Amphiphobic meta-aramid nanofiber mat with improved chemical stability and mechanical properties

Abstract

Electrospun meta-aramid nanofibers are typically extremely vulnerable to dipolar aprotic solvents, such as DMAc, DMSO, and DMF. This low chemical stability has made practical application of such nanofibers difficult. In this work, meta-aramid nanofiber mats with a directional nature were electrospun and sequentially post-treated by salt removal and heat treatment to enhance chemical stability. The salt added to dissolve the meta-aramid in the solvent was completely removed from the meta-aramid nanofibers via repetitive washing. The salt removed meta-aramid nanofiber mat displayed a glass transition behavior not observed in the pristine nanofiber mat.
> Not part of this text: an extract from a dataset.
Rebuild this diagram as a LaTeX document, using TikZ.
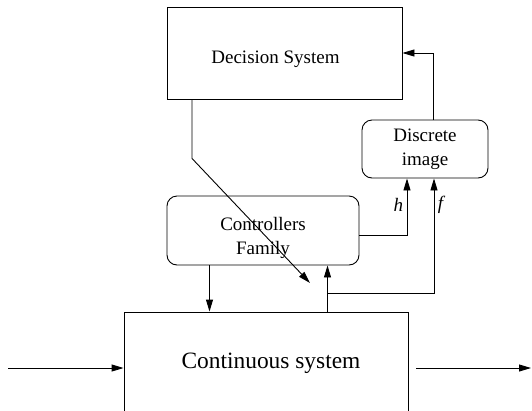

The crystalline structure of the salt-removed nanofiber mats was regenerated by heat treatment above its glass transition temperature, whereas heat-treated nanofiber mats with salt remained amorphous. The salt between the meta-aramid chains interrupted their rearrangement, indicating that, in the absence of salt, the chains could be arranged during heat treatment. Additionally, the sequential post-treatment induced the reforming of intermolecular hydrogen bonds between the chains; thus, the post-treated nanofiber mat exhibited enhanced mechanical and chemical stabilities, which was confirmed by survival of the meta-aramid nanofiber in DMAc. Furthermore, a surface-modified meta-aramid nanofiber mat showing hydrophobicity and superoleophobicity was fabricated by silanization with trichloro (1H,1H,2H,2H-perfluorooctyl) silane.